Her office had bean bags that were snatched from her children’s bedroom and recovered in blue linen for her client’s comfort. A grinding battle from the start, Linda’s faith had always been resolute and now it seemed as if her small business was about to spiral upwards to entrepreneurial nirvana.

But Linda’s firm was a small business seeking traction in a crowded and competitive market, where she might have been first to make the offer to the design firm but she certainly wasn’t the last.

Three weeks later on another afternoon run we discuss yet another opportunity. “Whatever happened to the last, the one that held such promise,” I inquire. “It didn’t work out,” my friend says, “but I can’t focus on that; just listen to this new prospect I’m pursuing.” Apparently someone with deeper pockets had come along, the design firm swayed in their direction and Linda’s romance with them fizzled.

But it is in her answer that I learn a thousand lessons: that in an era where mega-successful firms call themselves entrepreneurial (with this I have no dispute), in this technicolour era of unprecedented venture capital funding (notice how even traditional financial institutions are getting into this arena), it is easy to forget that there is no such thing as frictionless entrepreneurship. But today entrepreneurship is what it has always been, about passion. About malleability. About remaining cool under tremendous pressure. And finding solutions even when you are so blinded by fear that you believe that there are none.

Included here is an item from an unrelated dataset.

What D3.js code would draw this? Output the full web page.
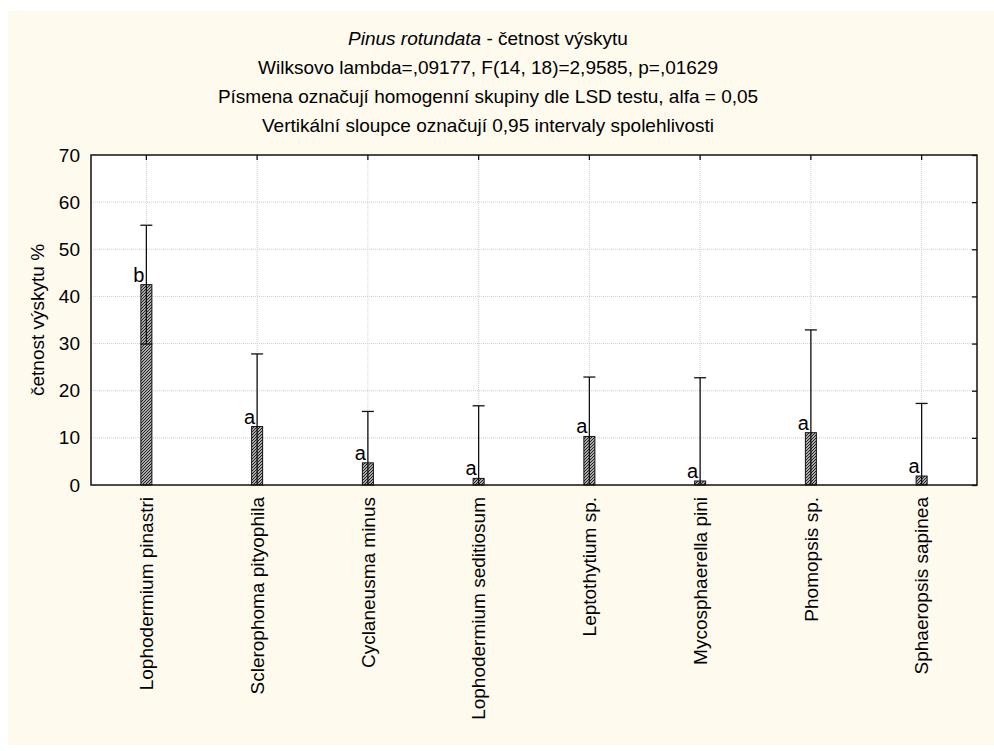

Most of all, entrepreneurship is about the journey to discovering how big are your dreams, how deep your commitment, how much you are really prepared to fail and how hard you are willing to work. Finally it is about courage.

And so it was that Linda, exactly three weeks after her dream deal had dissolved, was leaping up Queen’s Park East towards me, her deep-set brown eye imploding it seemed in excitement as she offered me another optimistic interpretation of yet another would-be deal. I stretch and smile setting our running strides in sync. With the wind pushing us forward I know I could use a lesson or two, about passion and courage.